#### Exercise directions:
Look through the data and write out every line with the word "this" in it.

#### Code that draws figures:
Start

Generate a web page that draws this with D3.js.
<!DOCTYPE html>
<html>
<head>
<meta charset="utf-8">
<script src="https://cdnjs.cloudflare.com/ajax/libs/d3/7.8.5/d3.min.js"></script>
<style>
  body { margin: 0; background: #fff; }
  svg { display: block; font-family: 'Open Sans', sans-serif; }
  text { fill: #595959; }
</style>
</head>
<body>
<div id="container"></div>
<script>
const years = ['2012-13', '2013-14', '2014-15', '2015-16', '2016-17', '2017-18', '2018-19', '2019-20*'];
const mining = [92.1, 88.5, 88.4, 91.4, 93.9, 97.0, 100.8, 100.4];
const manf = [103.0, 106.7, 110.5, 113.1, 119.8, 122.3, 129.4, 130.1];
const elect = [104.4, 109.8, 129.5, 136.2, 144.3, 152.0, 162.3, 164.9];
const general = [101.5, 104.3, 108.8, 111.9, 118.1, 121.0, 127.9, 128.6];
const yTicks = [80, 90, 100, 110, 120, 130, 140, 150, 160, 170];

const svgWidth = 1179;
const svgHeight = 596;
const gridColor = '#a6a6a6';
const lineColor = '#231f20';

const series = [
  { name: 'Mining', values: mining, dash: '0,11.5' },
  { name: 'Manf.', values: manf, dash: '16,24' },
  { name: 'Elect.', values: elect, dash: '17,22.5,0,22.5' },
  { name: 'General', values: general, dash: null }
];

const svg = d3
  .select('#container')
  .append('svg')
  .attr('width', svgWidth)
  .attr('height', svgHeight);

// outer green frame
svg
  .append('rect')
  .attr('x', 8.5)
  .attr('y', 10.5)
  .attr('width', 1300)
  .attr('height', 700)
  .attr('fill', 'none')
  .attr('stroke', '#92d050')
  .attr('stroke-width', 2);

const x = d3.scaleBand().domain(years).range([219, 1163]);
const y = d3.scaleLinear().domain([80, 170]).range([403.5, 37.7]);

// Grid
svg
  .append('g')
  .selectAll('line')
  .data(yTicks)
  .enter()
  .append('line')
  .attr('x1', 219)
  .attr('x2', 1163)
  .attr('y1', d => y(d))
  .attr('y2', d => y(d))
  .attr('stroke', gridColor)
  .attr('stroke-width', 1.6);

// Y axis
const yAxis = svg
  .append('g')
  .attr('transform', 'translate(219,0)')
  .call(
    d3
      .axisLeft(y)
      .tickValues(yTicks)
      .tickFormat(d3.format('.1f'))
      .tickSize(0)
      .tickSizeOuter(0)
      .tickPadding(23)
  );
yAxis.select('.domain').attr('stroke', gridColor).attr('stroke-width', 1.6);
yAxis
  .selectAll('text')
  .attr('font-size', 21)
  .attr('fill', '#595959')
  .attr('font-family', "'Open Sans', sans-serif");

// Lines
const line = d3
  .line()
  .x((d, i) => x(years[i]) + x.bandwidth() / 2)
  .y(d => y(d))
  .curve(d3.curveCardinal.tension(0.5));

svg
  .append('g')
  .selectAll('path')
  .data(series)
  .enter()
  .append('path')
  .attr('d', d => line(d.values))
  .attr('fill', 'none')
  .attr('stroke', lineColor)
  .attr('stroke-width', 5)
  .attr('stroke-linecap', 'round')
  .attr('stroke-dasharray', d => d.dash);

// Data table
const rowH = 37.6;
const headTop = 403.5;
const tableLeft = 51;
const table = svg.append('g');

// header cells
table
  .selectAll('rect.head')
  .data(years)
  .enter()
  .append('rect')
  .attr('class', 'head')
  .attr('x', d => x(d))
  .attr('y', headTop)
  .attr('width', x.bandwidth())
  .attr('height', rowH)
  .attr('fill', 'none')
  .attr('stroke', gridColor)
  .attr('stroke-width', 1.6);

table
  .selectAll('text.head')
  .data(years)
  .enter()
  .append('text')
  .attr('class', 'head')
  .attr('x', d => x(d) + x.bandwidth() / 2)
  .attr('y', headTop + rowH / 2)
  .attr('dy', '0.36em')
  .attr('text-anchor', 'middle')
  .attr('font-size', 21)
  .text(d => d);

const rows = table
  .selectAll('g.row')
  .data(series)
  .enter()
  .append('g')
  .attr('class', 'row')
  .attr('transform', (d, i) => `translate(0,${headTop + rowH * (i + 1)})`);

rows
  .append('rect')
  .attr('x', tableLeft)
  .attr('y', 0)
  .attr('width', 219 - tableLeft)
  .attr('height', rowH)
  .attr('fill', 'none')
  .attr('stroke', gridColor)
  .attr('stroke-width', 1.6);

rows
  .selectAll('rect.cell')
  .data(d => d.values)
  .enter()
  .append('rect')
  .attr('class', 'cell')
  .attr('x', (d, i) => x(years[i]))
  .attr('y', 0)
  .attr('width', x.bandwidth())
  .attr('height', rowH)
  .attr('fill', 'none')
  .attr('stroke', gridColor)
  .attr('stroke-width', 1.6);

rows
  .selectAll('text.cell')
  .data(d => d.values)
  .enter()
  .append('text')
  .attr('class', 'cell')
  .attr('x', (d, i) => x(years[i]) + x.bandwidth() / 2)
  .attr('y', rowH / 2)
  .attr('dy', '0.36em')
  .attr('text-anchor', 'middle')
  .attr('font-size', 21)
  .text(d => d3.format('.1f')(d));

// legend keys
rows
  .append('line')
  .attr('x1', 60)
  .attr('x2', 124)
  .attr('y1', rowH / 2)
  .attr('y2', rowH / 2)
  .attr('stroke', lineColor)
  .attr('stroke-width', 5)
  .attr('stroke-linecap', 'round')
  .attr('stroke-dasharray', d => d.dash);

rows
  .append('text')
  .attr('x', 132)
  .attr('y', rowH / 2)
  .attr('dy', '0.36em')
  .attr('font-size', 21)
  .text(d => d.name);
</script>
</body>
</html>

End
Start

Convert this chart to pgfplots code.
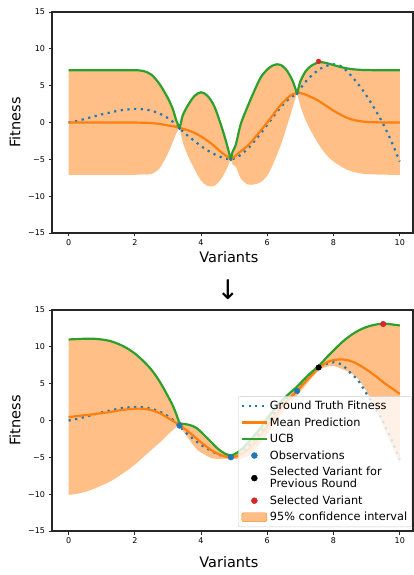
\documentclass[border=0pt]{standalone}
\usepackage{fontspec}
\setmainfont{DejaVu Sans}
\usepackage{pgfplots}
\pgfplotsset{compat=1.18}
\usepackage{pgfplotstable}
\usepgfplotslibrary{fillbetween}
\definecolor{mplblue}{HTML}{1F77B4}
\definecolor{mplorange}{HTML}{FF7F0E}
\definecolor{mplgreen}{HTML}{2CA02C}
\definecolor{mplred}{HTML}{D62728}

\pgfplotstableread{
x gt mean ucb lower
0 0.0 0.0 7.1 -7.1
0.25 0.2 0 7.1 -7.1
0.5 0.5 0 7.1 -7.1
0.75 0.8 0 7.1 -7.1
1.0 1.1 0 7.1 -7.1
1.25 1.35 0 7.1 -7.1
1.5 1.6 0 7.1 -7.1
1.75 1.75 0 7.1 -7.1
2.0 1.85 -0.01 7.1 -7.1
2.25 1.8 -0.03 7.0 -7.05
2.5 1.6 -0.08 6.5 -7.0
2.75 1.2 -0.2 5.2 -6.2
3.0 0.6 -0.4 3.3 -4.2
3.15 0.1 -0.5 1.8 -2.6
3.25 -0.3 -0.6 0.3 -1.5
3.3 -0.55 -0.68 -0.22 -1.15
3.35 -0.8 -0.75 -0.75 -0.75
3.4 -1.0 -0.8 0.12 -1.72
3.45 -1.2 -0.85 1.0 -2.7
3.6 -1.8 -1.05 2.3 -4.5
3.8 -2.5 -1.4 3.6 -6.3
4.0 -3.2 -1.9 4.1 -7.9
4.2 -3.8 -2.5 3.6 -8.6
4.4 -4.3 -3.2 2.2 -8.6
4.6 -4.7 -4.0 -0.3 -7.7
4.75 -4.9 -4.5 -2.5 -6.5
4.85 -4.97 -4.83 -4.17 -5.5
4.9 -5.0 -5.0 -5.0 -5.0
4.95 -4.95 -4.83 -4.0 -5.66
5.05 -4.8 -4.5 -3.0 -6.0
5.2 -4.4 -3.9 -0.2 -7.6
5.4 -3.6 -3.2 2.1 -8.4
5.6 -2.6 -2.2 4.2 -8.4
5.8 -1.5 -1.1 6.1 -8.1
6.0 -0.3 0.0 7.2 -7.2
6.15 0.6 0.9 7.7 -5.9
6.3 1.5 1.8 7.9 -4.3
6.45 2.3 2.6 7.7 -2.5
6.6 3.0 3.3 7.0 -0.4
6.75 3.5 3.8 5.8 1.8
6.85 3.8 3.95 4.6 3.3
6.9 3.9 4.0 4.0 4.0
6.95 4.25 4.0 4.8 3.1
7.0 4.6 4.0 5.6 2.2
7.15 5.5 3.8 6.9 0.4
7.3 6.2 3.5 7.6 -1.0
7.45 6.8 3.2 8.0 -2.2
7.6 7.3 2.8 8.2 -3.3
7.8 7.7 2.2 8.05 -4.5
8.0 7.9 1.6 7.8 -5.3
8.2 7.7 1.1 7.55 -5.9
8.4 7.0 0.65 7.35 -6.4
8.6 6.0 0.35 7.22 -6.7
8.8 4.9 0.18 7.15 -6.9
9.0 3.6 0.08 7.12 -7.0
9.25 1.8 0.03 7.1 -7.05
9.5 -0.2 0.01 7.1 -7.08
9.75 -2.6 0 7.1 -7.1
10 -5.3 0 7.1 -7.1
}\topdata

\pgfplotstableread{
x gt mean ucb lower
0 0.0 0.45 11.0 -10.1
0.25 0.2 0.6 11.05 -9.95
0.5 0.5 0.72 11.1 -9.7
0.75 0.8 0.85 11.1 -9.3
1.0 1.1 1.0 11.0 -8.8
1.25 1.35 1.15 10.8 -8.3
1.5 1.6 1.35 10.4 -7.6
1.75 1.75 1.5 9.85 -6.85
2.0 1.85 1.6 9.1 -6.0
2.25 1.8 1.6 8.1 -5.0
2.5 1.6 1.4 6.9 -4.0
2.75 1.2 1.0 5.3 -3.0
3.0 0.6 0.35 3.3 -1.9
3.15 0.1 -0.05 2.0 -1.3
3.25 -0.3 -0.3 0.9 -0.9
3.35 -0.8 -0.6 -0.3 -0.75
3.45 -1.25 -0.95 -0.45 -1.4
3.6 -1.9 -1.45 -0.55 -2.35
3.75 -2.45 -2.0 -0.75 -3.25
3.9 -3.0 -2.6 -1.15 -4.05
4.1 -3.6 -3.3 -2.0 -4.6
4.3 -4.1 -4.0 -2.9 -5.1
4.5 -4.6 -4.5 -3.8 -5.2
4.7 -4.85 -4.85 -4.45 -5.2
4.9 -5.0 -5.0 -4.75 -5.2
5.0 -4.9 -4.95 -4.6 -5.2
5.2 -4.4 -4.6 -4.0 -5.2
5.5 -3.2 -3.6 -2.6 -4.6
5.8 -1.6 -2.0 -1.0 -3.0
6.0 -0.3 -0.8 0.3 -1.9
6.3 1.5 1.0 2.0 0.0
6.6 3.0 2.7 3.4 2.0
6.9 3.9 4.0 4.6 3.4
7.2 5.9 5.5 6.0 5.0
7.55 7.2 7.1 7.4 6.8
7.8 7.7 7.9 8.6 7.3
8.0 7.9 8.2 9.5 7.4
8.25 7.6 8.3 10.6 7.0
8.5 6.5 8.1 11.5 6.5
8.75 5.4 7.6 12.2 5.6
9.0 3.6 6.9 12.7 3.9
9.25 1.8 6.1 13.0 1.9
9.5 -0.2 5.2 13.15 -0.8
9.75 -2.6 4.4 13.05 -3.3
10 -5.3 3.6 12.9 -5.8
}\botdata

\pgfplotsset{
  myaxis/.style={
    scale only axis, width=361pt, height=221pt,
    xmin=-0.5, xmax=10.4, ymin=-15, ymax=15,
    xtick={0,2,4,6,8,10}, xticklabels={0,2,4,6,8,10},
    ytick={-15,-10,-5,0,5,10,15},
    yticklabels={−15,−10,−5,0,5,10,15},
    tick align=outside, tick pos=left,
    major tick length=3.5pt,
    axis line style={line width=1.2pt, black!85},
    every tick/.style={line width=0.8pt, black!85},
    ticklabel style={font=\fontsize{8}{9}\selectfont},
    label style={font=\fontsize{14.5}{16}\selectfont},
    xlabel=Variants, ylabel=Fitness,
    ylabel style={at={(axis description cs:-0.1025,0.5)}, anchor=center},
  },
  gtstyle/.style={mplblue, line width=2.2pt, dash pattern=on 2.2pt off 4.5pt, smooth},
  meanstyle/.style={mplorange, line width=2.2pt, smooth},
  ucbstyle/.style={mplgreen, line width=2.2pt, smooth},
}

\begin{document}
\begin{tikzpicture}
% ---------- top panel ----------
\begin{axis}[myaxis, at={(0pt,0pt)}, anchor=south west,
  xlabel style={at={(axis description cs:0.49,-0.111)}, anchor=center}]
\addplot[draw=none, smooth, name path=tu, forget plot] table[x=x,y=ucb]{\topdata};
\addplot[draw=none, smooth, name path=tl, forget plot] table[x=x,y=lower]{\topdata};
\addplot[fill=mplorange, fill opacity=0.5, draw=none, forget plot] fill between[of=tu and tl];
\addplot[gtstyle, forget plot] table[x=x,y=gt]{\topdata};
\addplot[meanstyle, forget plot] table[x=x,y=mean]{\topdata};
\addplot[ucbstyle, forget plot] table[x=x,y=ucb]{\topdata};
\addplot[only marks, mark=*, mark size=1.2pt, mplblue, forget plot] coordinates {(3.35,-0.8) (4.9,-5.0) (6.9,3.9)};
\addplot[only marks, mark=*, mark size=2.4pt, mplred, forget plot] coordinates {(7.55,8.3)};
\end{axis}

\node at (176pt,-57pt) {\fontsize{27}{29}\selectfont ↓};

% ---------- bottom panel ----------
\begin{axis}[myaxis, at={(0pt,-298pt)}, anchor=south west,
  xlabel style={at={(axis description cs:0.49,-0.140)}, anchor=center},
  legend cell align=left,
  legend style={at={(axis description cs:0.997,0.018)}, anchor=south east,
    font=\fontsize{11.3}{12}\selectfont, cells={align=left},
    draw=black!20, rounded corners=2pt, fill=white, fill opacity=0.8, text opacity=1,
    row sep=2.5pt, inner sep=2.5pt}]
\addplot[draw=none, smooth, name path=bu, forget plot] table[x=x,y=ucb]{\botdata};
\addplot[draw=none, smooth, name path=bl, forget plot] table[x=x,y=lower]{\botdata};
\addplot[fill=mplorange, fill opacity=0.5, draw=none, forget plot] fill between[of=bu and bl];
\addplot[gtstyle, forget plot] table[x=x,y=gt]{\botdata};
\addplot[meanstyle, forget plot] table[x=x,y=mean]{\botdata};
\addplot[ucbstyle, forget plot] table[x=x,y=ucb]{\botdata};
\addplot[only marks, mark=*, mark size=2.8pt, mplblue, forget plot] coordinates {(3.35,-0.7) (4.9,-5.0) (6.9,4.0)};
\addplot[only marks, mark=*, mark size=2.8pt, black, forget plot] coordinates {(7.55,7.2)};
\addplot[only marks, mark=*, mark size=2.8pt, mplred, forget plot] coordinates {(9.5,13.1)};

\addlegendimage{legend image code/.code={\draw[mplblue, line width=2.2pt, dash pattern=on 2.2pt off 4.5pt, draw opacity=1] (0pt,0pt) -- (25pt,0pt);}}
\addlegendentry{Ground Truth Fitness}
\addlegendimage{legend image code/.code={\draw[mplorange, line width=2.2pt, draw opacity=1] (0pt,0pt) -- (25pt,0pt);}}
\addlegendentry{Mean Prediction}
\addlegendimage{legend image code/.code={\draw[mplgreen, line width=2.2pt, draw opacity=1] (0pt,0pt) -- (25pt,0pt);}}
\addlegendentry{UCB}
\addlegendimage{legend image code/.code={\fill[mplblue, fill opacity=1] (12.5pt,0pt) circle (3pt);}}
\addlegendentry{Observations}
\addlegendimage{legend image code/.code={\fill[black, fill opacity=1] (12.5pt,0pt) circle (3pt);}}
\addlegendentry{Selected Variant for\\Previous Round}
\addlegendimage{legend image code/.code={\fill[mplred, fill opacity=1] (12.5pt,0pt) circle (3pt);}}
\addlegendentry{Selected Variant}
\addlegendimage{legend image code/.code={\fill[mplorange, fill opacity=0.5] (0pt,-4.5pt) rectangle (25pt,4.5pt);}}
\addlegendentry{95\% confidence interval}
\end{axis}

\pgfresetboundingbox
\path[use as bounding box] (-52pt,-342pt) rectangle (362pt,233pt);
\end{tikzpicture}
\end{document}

End

#### Expected answer:
Generate a web page that draws this with D3.js.
Convert this chart to pgfplots code.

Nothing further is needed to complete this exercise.